2. Olive Garden simplifies another culture in a way that we are uncomfortable with.
My comic friend once pointed out that taking an Italian person to Olive Garden on a date to offer them their own cuisine would be just as stupid as taking a Brazilian person to the Rainforest Cafe. Enough said.
3. Olive Garden has bad karma.
They’re the first to admit that part of the reason their sales are down is because of how they reacted to Obamacare. To absorb the raised payroll taxes, they slashed many employees’ hours back to part-time, which ended up hurting their bottom line even more because it just made them look like jerks. Companies could get away with this type of thing 30 years ago, when the Internet did not quickly make harsh business moves spread across culture and end up on the Colbert Report.
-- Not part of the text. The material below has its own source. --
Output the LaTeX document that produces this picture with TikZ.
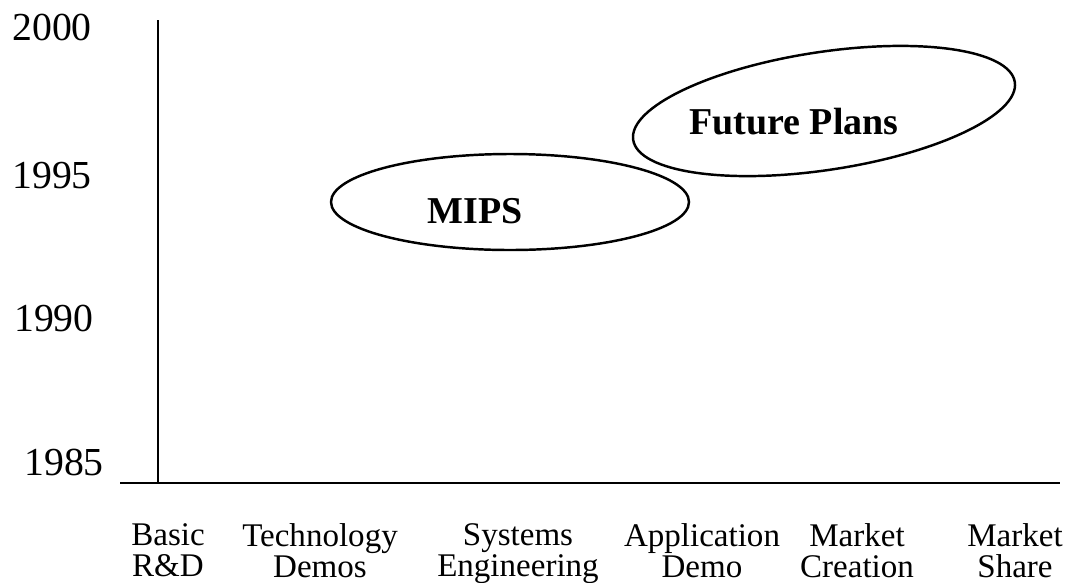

They continue to embarrass themselves by blaming payroll taxes and negative media coverage for their loss of sales, rather than look to the way they are operating first and foremost. If they did, they might see that their negative reputation is keeping mindful customers at bay in the short term, and that their brand of food is doomed in the long run.
Americans are finally waking up, and that means a lot of things for businesses. For now, it means endless breadsticks just may not be enough.